Eikev is one of the "Seven [portions] of Consolation." Since its Haftorah deals with redemption, we must accordingly say that the Torah portion does so as well.
As we find ourselves in a state of exile, redemption can be better understood by first discussing exile and its underlying causes. When we become aware of the cause of exile, we will know how to rectify it, which in turn will lead to the Redemption.
This can be compared to a physically ill person who knows the nature of his malady. He will then go to a doctor and know what to say to him. The doctor in turn will then know how to heal him. Thus, the very awareness of illness and its symptoms is already "half the cure."
The same is true with regard to exile. Knowledge of its cause is the beginning of redemption, for knowing what brought on an exile prompts the nation to heal itself and thus attain a state of redemption.
In the portion of Eikev, Moshe reviews the Jewish people's 40-year sojourn in the desert, a place he describes as "great and fearful, filled with snakes, fiery serpents and scorpions."
All the above not only describes the desert, then, but also our present exile, existing as we do in the "desert of nations." Knowledge of these details is in fact a consolation, for when we know how to extricate ourselves from the desert, and go on to do so, then the current state of exile ceases.

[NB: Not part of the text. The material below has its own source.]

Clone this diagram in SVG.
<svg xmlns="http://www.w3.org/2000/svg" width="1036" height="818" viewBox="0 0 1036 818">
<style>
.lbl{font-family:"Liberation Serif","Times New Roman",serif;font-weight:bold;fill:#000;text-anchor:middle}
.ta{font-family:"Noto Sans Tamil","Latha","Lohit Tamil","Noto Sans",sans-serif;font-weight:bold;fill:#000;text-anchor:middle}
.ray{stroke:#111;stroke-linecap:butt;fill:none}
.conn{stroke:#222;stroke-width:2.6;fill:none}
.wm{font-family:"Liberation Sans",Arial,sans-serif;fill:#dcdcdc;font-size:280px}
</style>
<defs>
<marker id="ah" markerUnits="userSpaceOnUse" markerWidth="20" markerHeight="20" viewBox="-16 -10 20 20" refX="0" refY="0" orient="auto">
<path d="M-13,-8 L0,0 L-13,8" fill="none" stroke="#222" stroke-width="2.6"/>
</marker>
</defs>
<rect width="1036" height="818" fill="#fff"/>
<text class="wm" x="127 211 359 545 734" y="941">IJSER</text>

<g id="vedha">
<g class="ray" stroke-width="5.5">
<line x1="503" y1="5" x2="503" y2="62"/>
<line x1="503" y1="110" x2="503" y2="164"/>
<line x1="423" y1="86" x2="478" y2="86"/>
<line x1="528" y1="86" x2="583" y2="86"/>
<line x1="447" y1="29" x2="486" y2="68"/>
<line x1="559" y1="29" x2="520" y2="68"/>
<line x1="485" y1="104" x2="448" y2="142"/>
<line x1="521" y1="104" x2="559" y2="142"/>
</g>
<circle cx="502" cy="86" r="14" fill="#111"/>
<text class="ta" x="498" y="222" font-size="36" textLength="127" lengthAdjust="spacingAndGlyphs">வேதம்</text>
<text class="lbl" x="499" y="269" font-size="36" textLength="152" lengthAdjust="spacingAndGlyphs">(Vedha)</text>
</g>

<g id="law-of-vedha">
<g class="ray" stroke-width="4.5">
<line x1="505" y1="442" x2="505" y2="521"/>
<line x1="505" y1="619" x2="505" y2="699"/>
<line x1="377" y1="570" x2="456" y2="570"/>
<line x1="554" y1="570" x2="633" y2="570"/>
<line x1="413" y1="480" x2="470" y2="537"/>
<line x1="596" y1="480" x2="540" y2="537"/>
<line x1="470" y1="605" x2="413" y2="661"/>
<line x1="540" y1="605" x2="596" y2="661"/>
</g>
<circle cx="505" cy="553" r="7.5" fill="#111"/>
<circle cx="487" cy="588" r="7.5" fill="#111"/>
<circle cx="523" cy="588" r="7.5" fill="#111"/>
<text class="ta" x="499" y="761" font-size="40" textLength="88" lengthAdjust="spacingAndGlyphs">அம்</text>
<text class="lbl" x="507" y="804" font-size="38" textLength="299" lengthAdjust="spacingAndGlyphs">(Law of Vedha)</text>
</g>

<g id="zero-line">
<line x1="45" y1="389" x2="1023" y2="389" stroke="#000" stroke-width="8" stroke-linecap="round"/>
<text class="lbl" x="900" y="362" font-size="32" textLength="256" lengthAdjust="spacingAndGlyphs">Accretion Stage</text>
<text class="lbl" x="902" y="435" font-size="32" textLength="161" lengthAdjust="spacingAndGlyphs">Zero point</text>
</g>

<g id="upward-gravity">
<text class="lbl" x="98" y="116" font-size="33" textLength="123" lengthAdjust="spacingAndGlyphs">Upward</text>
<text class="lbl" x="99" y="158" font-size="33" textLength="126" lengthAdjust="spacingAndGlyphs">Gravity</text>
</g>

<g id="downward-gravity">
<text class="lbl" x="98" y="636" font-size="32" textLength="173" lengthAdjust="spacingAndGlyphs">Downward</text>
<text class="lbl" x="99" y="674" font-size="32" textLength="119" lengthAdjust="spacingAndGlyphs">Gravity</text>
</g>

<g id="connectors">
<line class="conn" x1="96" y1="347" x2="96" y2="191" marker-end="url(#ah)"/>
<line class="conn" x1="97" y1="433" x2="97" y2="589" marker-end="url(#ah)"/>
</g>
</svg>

In describing the desert as a great desert, we come to understand the primary reason why exile among the nations is described as being in a "desert of nations." It is because Jews are a distinct minority there, just as a desert is sparsely inhabited.
This, unfortunately, may lead the Jews to see the desert as indeed "great," and the un-Jewishness of the environment so vast that they feel unable to withstand the culture and mores that seem to engulf them.
In truth, absolutely nothing can impede a Jew in his spiritual service of Torah and mitzvos. When a Jew acts with pride and displays his Judaism unabashedly, then "all the nations of the world behold that G-d's Name is upon you, and they fear you."
But when a Jew thinks that the "desert of the nations" is "great" and that he himself is puny, this in itself serves to perpetuate a state of exile.
Thinking of the world as a "great desert" can lead to an even greater descent: A person might not only think of himself as puny in comparison to the "great desert," but feel abject fear, thinking that the "other" has total control over him. He then becomes afraid to act like a Jew even when not in direct contact with the world, for maybe someone in that "great and fearsome desert" will become aware of his Jewish actions, even though they are performed only in the privacy of his own home.
This leads to being bitten by the "snake," which our sages describe as having "searing venom." In spiritual terms, this means that the person becomes totally engrossed by the heat and passions of the world around him, thereby diminishing his passion for Judaism.
This absorption leads to an encounter with the "fiery serpent" - becoming so smitten by the heat of worldly matters that the fire of Judaism is utterly extinguished. In turn, this leads to the "cold venom" of the scorpion, which renders its victims entirely "cold" to spiritual matters.
Knowing that lack of tenacity in the "great desert" leads to all these problems, a Jew is able to hasten the end of exile by standing up proudly for his Judaism, and marching on to the Redemption with the speedy arrival of our Righteous Moshiach.
Based on Likkutei Sichos, Vol. II, pp. 372-375.